* DATA SHOWN *
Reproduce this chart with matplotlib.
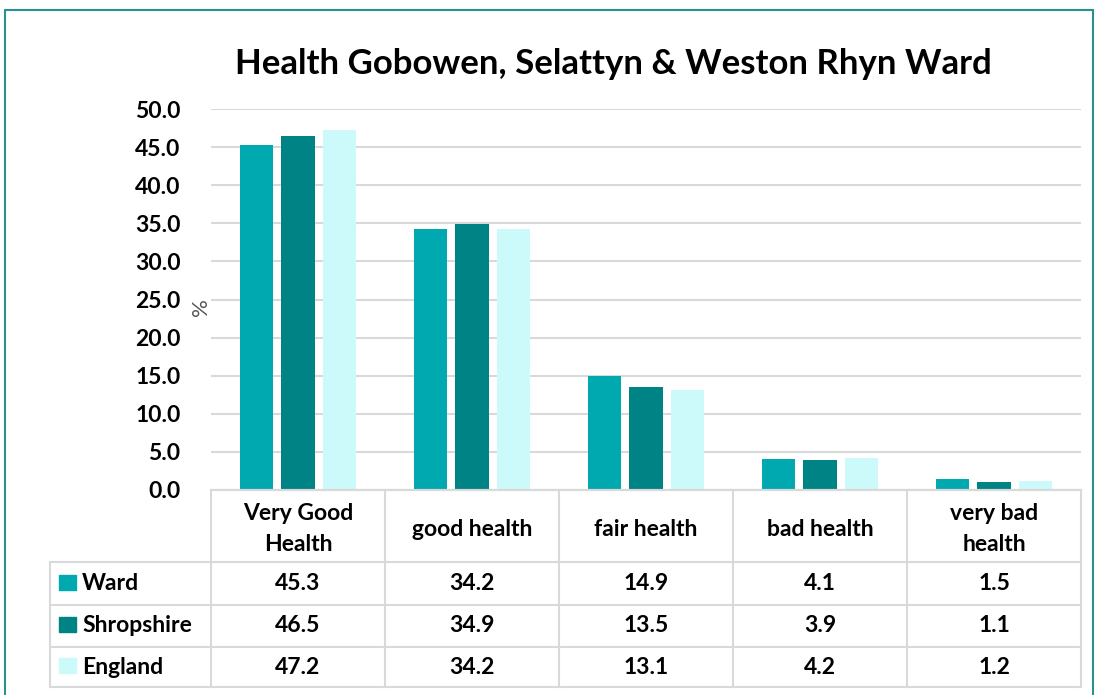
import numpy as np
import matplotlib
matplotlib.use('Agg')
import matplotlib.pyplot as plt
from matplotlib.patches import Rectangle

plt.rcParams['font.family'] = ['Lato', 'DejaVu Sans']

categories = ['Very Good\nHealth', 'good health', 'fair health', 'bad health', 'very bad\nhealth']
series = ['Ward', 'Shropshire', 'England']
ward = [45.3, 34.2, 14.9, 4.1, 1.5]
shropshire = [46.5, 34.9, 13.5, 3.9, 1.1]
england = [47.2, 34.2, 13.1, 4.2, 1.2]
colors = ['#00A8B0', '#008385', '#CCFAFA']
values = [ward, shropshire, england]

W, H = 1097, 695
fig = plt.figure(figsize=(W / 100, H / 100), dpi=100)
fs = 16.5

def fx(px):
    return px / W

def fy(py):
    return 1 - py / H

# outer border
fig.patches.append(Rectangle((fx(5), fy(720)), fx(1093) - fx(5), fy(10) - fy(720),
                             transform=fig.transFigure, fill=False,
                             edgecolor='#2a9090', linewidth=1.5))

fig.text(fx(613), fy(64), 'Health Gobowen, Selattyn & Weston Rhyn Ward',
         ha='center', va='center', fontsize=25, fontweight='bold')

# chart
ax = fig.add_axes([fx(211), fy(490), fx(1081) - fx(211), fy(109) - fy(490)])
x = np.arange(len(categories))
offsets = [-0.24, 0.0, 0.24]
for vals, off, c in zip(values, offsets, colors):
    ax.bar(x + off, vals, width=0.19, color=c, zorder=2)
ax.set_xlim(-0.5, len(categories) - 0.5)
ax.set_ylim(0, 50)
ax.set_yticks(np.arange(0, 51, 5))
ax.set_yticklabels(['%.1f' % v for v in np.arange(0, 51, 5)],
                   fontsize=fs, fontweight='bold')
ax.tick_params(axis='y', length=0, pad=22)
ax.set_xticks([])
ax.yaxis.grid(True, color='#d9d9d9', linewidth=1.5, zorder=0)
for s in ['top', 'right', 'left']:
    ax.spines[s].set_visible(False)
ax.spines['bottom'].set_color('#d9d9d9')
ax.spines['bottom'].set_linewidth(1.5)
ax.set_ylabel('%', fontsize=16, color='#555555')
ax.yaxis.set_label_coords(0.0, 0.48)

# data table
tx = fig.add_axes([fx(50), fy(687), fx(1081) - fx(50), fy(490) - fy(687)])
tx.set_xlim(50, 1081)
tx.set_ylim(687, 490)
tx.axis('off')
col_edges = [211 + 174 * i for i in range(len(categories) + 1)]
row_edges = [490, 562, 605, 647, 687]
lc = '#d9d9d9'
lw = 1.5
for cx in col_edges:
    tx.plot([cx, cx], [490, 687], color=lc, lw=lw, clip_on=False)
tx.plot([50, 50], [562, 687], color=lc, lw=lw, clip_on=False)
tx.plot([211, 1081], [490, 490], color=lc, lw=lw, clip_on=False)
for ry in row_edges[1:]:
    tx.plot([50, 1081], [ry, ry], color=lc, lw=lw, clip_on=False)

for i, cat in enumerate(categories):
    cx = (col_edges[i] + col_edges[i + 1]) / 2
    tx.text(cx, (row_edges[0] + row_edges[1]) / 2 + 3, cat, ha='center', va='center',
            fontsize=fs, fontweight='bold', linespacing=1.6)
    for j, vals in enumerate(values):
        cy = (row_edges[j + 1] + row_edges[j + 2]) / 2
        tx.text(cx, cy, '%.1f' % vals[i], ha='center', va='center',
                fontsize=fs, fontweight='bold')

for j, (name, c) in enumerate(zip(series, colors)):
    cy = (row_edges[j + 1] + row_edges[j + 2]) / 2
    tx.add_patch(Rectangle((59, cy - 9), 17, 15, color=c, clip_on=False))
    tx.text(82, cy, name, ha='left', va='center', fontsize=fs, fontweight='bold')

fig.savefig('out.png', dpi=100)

* TASK TO CARRY OUT *
Look through the data and show every line containing "chart".

* RESULT *
Reproduce this chart with matplotlib.
# chart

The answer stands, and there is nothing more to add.